Preparing a rental property does share some overlap with preparing and renovating your own home, but everyone will tell you it’s just not the same. You don’t get to pick out your favorite colors, go with your top design options, and you have to think with your brain instead of with your heart.
For some, that can be a difficult direction to take but overall, a necessary one. After all, you’re trying to appeal to the broader masses here and receive a return on your home investment.
The worst that could happen is after meeting with real estate agents, scoping out properties, navigating the financial side, and every other little thing, you make some big mistakes and delay the process of having someone move in.
When you’re renovating or sprucing up your rental property, be sure to avoid making these mistakes which could cost you plenty of time and money.
Keeping the Carpets
While there’s nothing wrong with carpets, having them in your rental property is inviting danger. Carpets are more difficult to clean, to maintain, hold in years of smells, become dirtier quicker, stain easier, and in some states, need to be replaced every time a new tenant moves in.
Even though it might be a large up-front cost, putting down tile, hardwood, or laminate floors is going to save you a lot of time and money in the long-run. You won’t have to worry about replacing them or giving them a deep clean every so often. Plus, your tenants will be able to keep them clean for easier and longer.
Not Going Glossy
Just about everything looks better when it’s shiny, so you should apply the same strategy to your walls. Instead of opting for typical paint, make sure you choose the glossy version in order to make it easy to clean.
Regular paint is fine, but it can show wear and tear after just six months of repeated use and will need to be repainted on a more regular basis than glossy paint will. In the end, you want your rental property to be easy to clean for both you and the tenants.
Making Big Renovations
In your own home, you probably have the perfect idea for how you want your kitchen, bathroom, bedroom, and everything else to be. So, you go big on the renovations in order to make sure it’s up to your liking.
That should be a big no-no for your rental properties. Not only are you unlikely to see a return on that big investment, but your tenants are unlikely to put the same care and effort into maintaining your new, beautiful work.
Ignoring the Small Things
When you walk into a new house or room, you’re most likely going to focus on the things that stand out. The wall color, furniture placement, appliances, features, and everything else pop out in your mind.

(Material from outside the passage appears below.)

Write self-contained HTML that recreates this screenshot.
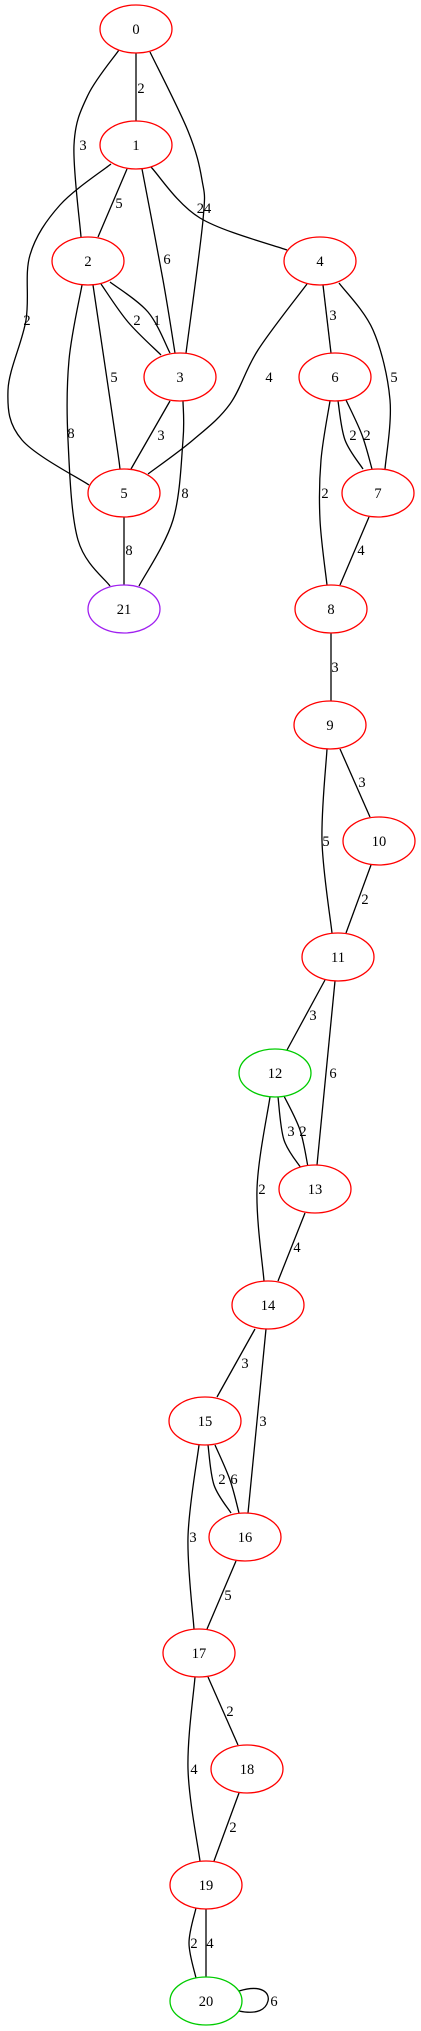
<!DOCTYPE html>
<html><head><meta charset="utf-8"><style>
html,body{margin:0;padding:0;background:#fff;}
svg{display:block;}
text{font-family:"Liberation Serif",serif;font-size:14.5px;fill:#000;}
</style></head>
<body>
<svg id="g" width="421" height="2031" viewBox="0 0 421 2031" xmlns="http://www.w3.org/2000/svg"></svg>
<script>
const nodeIds = ["0","1","2","3","4","5","6","7","8","9","10","11","12","13","14","15","16","17","18","19","20","21"];
const nodeX = [136,136,88,180,320,124,335,378,331,330,379,338,275,315,268,205,245,199,247,206,206,124];
const nodeRank = [0,1,2,3,2,4,3,4,5,6,7,8,9,10,11,12,13,14,15,16,17,5];
const nodeColor = ["red","red","red","red","red","red","red","red","red","red","red","red","#0c0","red","red","red","red","red","red","red","#0c0","#a020f0"];
const edgeWeights = ["2","3","24","5","6","","2","2","1","5","8","3","8","4","3","5","2","2","2","4","8","3","3","5","2","3","6","3","2","2","4","3","3","2","6","3","5","2","4","2","2","4"];
// edge polylines (layout waypoints), label positions
const edgePts = [
 [[136,53],[136,121]],
 [[119,50],[88,95],[74,145],[81,237]],
 [[150,52],[188,131],[202,180],[203,220],[186,353]],
 [[127,169],[98,237]],
 [[142,169],[163,280],[175,353]],
 [[151,167],[200,218],[287,250]],
 [[111,164],[60,205],[30,255],[26,320],[8,390],[22,440],[89,485]],
 [[101,284],[128,322],[161,355]],
 [[110,282],[148,312],[170,353]],
 [[93,285],[116,440],[120,469]],
 [[82,285],[69,360],[68,440],[78,540],[110,586]],
 [[170,401],[131,469]],
 [[183,401],[183,440],[173,520],[139,586]],
 [[307,284],[258,350],[230,404],[193,440],[148,474]],
 [[323,285],[331,353]],
 [[339,283],[373,330],[390,400],[385,469]],
 [[338,401],[345,440],[363,469]],
 [[346,400],[362,435],[372,469]],
 [[330,401],[321,460],[320,520],[327,585]],
 [[369,517],[340,585]],
 [[124,517],[124,585]],
 [[331,633],[331,701]],
 [[340,749],[370,817]],
 [[327,749],[322,841],[332,933]],
 [[371,865],[346,933]],
 [[325,980],[287,1050]],
 [[335,981],[317,1165]],
 [[278,1097],[284,1140],[301,1168]],
 [[284,1096],[300,1130],[308,1167]],
 [[270,1097],[257,1189],[264,1281]],
 [[305,1213],[278,1281]],
 [[255,1329],[217,1397]],
 [[266,1329],[248,1513]],
 [[208,1445],[214,1485],[231,1513]],
 [[215,1445],[230,1480],[239,1513]],
 [[199,1445],[188,1537],[194,1629]],
 [[236,1561],[207,1629]],
 [[208,1677],[238,1745]],
 [[195,1677],[188,1769],[200,1861]],
 [[239,1793],[214,1861]],
 [[196,1908],[189,1943],[196,1978]],
 [[206,1909],[206,1977]]
];
const labelPos = [[141,93],[83,150],[204,213],[119,208],[167,264],[0,0],[27,325],[137,325],[157,325],[114,382],[71,438],[161,440],[185,498],[269,382],[333,320],[394,382],[353,440],[367,440],[325,498],[361,555],[129,555],[335,672],[362,787],[326,846],[365,904],[313,1020],[333,1078],[291,1136],[303,1136],[262,1194],[297,1252],[245,1368],[263,1426],[222,1484],[234,1484],[193,1542],[228,1600],[230,1716],[194,1774],[233,1832],[194,1948],[210,1948]];

const NS = "http://www.w3.org/2000/svg";
const svg = document.getElementById("g");
const yOf = r => 29 + 116 * r;

function smooth(p){
  if(p.length===2) return `M${p[0][0]},${p[0][1]}L${p[1][0]},${p[1][1]}`;
  let d = `M${p[0][0]},${p[0][1]}`;
  for(let i=0;i<p.length-1;i++){
    const p0=p[Math.max(0,i-1)],p1=p[i],p2=p[i+1],p3=p[Math.min(p.length-1,i+2)];
    const c1=[p1[0]+(p2[0]-p0[0])/6,p1[1]+(p2[1]-p0[1])/6];
    const c2=[p2[0]-(p3[0]-p1[0])/6,p2[1]-(p3[1]-p1[1])/6];
    d+=`C${c1[0]},${c1[1]} ${c2[0]},${c2[1]} ${p2[0]},${p2[1]}`;
  }
  return d;
}

edgePts.forEach((pts,i)=>{
  const path=document.createElementNS(NS,"path");
  path.setAttribute("d",smooth(pts));
  path.setAttribute("fill","none");
  path.setAttribute("stroke","#000");
  path.setAttribute("stroke-width","1.3");
  
  
  svg.appendChild(path);
  if(edgeWeights[i]){
    const t=document.createElementNS(NS,"text");
    t.setAttribute("x",labelPos[i][0]);
    t.setAttribute("y",labelPos[i][1]);
    t.setAttribute("text-anchor","middle");
    t.textContent=edgeWeights[i];
    
    
    svg.appendChild(t);
  }
});

// self loop on node 20
const loop=document.createElementNS(NS,"path");
loop.setAttribute("d","M239,1991 C262,1984 270,1993 268,2001 C266,2009 258,2015 239,2011");
loop.setAttribute("fill","none");
loop.setAttribute("stroke","#000");
loop.setAttribute("stroke-width","1.3");


svg.appendChild(loop);
const lt=document.createElementNS(NS,"text");
lt.setAttribute("x",274);lt.setAttribute("y",2006);lt.setAttribute("text-anchor","middle");
lt.textContent="6";


svg.appendChild(lt);

nodeIds.forEach((id,i)=>{
  const g=document.createElementNS(NS,"g");
  
  
  const e=document.createElementNS(NS,"ellipse");
  e.setAttribute("cx",nodeX[i]);e.setAttribute("cy",yOf(nodeRank[i]));
  e.setAttribute("rx",36);e.setAttribute("ry",24);
  e.setAttribute("fill","#fff");e.setAttribute("stroke",nodeColor[i]);e.setAttribute("stroke-width","1.3");
  g.appendChild(e);
  const t=document.createElementNS(NS,"text");
  t.setAttribute("x",nodeX[i]);t.setAttribute("y",yOf(nodeRank[i])+5);
  t.setAttribute("text-anchor","middle");
  t.textContent=id;
  g.appendChild(t);
  svg.appendChild(g);
});
</script>
</body></html>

When you’re preparing your rental property, it’s important to think small. Really small. Think about things that are used every single day on a repeated basis. Towel hangers, towel ranks, doors, windows, hinges, and more. When you’re putting up a towel hanger, for example, take the time to make sure it’s on a stud. Think about how many times someone is going to be pulling on that towel or putting it back on.
Go over everything with a fine-toothed comb. If it looks like a small problem, take the time to fix it. Not doing so could lead to bigger headaches in the future.
Making It Complicated
When you’re renting, you’re obviously not going to put the same effort in care to a rental as you would your own home. Through the design and work of your house, make sure you think like a tenant.
With your outdoor space, don’t make it to where your tenants will have to do more than basic mowing and watering. If a tenant does those things, you’ve already got yourself a winner, but don’t expect anything more.
Make sure the bathroom and kitchen are easy to clean because they’re not likely to go the extra mile in extending their care.
Not Having a Firm Answer to the Furnished Question
Moving furniture can literally be back-breaking work, especially if you’re going to have to move some of it upstairs.
Be sure to research your rental market before deciding if you want to furnish your property or not. Unfurnished places are more likely to have renters stay around for longer, but some places will need to have furnished apartments.
Make sure you have those questions answered before you start placing or removing furniture.